→ **Problem**
Print exactly the lines from the first one down to the line containing "const ref = useRef<HTMLDivElement>(null);", both ends included, with no pictures and nothing else.

→ **Supplied data**
## start
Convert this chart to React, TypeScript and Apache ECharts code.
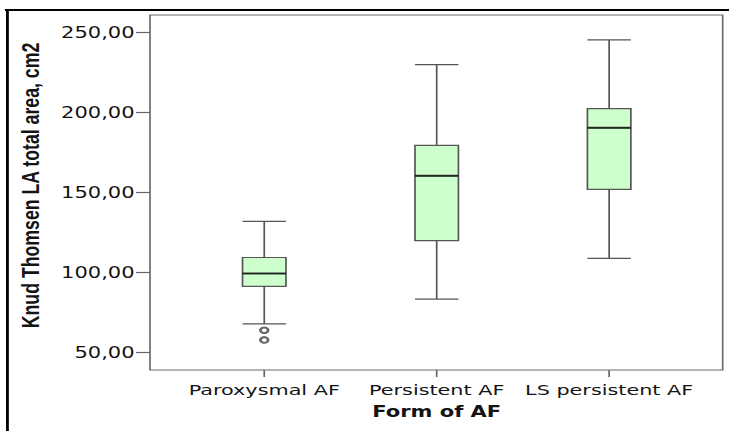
import { useEffect, useRef } from "react";
import * as echarts from "echarts";

// ---- data ----
const categories = ["Paroxysmal AF", "Persistent AF", "LS persistent AF"];
// [lower whisker, Q1, median, Q3, upper whisker]
const paroxysmal = [68, 91.5, 99.5, 109.5, 132];
const persistent = [83.5, 120, 160.5, 179.5, 230];
const lsPersistent = [109, 152, 190.5, 202.5, 245.5];
// outliers: [category index, value]
const outlierPoints = [
  [0, 64],
  [0, 58],
];
const yTicks = [50, 100, 150, 200, 250];
const yTitle = "Knud Thomsen LA total area, cm2";
const xTitle = "Form of AF";

// the reference picture is horizontally stretched; draw narrow and stretch with CSS
const INNER_W = 520;
const INNER_H = 431;
const STRETCH = 729 / INNER_W;

export default function App() {
  const ref = useRef<HTMLDivElement>(null);

  useEffect(() => {
    if (!ref.current) return;
    const chart = echarts.init(ref.current, undefined, { renderer: "svg" });
    const boxes = [paroxysmal, persistent, lsPersistent];
    const medians = boxes.map((b, i) => [i, b[2]]);
    const textColor = "#141414";
    const lineColor = "#666666";

    chart.setOption({
      animation: false,
      backgroundColor: "#ffffff",
      grid: { left: 127, right: 24, top: 15, bottom: 61 },
      xAxis: {
        type: "category",
        data: categories,
        boundaryGap: true,
        axisLine: { show: false },
        axisTick: {
          show: true,
          alignWithLabel: true,
          length: 7,
          lineStyle: { color: lineColor, width: 1.2 },
        },
        axisLabel: {
          interval: 0,
          margin: 12,
          color: textColor,
          fontFamily: "DejaVu Sans",
          fontSize: 14.8,
        },
        splitLine: { show: false },
        name: xTitle,
        nameLocation: "middle",
        nameGap: 34,
        nameTextStyle: {
          fontFamily: "DejaVu Sans",
          fontWeight: "bold",
          fontSize: 15,
          color: textColor,
        },
      },
      yAxis: {
        type: "value",
        min: 39.2,
        max: 261,
        offset: 20,
        axisLine: { show: false },
        axisTick: {
          show: true,
          length: 10,
          customValues: yTicks,
          lineStyle: { color: lineColor, width: 1.2 },
        },
        axisLabel: {
          customValues: yTicks,
          margin: 11,
          color: textColor,
          fontFamily: "DejaVu Sans",
          fontSize: 15,
          formatter: (v: number) => v.toFixed(2).replace(".", ","),
        },
        splitLine: { show: false },
      },
      series: [
        {
          type: "boxplot",
          data: boxes,
          boxWidth: [31, 31],
          itemStyle: {
            color: "#ccffcc",
            borderColor: "#555555",
            borderWidth: 1.2,
          },
        },
        {
          type: "scatter",
          data: medians,
          symbol: "rect",
          symbolSize: [31, 2],
          itemStyle: { color: "#111111" },
          z: 5,
        },
        {
          type: "scatter",
          data: outlierPoints,
          symbol: "emptyCircle",
          symbolSize: 5.5,
          itemStyle: { color: "#444444", borderColor: "#444444", borderWidth: 1 },
          z: 5,
        },
      ],
      graphic: [
        {
          type: "rect",
          shape: { x: 107, y: 15, width: 408.5, height: 355 },
          style: { fill: "none", stroke: "#6b6b6b", lineWidth: 1.2 },
          z: 10,
        },
        {
          type: "line",
          shape: { x1: 3.5, y1: 10, x2: INNER_W, y2: 10 },
          style: { stroke: "#000000", lineWidth: 2 },
        },
        {
          type: "line",
          shape: { x1: 5.3, y1: 10, x2: 5.3, y2: INNER_H },
          style: { stroke: "#000000", lineWidth: 2 },
        },
        {
          type: "text",
          x: 21.4,
          y: 185.5,
          rotation: Math.PI / 2,
          style: {
            text: yTitle,
            fontFamily: "Liberation Sans",
            fontWeight: "bold",
            fontSize: 17.7,
            fill: textColor,
            align: "center",
            verticalAlign: "middle",
            textAlign: "center",
            textVerticalAlign: "middle",
          },
        },
      ],
    });

    return () => chart.dispose();
  }, []);

  return (
    <div
      ref={ref}
      style={{
        position: "fixed",
        left: 0,
        top: 0,
        width: INNER_W,
        height: INNER_H,
        transform: `scaleX(${STRETCH})`,
        transformOrigin: "0 0",
      }}
    />
  );
}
## end
→ **Solution**
Convert this chart to React, TypeScript and Apache ECharts code.
import { useEffect, useRef } from "react";
import * as echarts from "echarts";

// ---- data ----
const categories = ["Paroxysmal AF", "Persistent AF", "LS persistent AF"];
// [lower whisker, Q1, median, Q3, upper whisker]
const paroxysmal = [68, 91.5, 99.5, 109.5, 132];
const persistent = [83.5, 120, 160.5, 179.5, 230];
const lsPersistent = [109, 152, 190.5, 202.5, 245.5];
// outliers: [category index, value]
const outlierPoints = [
  [0, 64],
  [0, 58],
];
const yTicks = [50, 100, 150, 200, 250];
const yTitle = "Knud Thomsen LA total area, cm2";
const xTitle = "Form of AF";

// the reference picture is horizontally stretched; draw narrow and stretch with CSS
const INNER_W = 520;
const INNER_H = 431;
const STRETCH = 729 / INNER_W;

export default function App() {
  const ref = useRef<HTMLDivElement>(null);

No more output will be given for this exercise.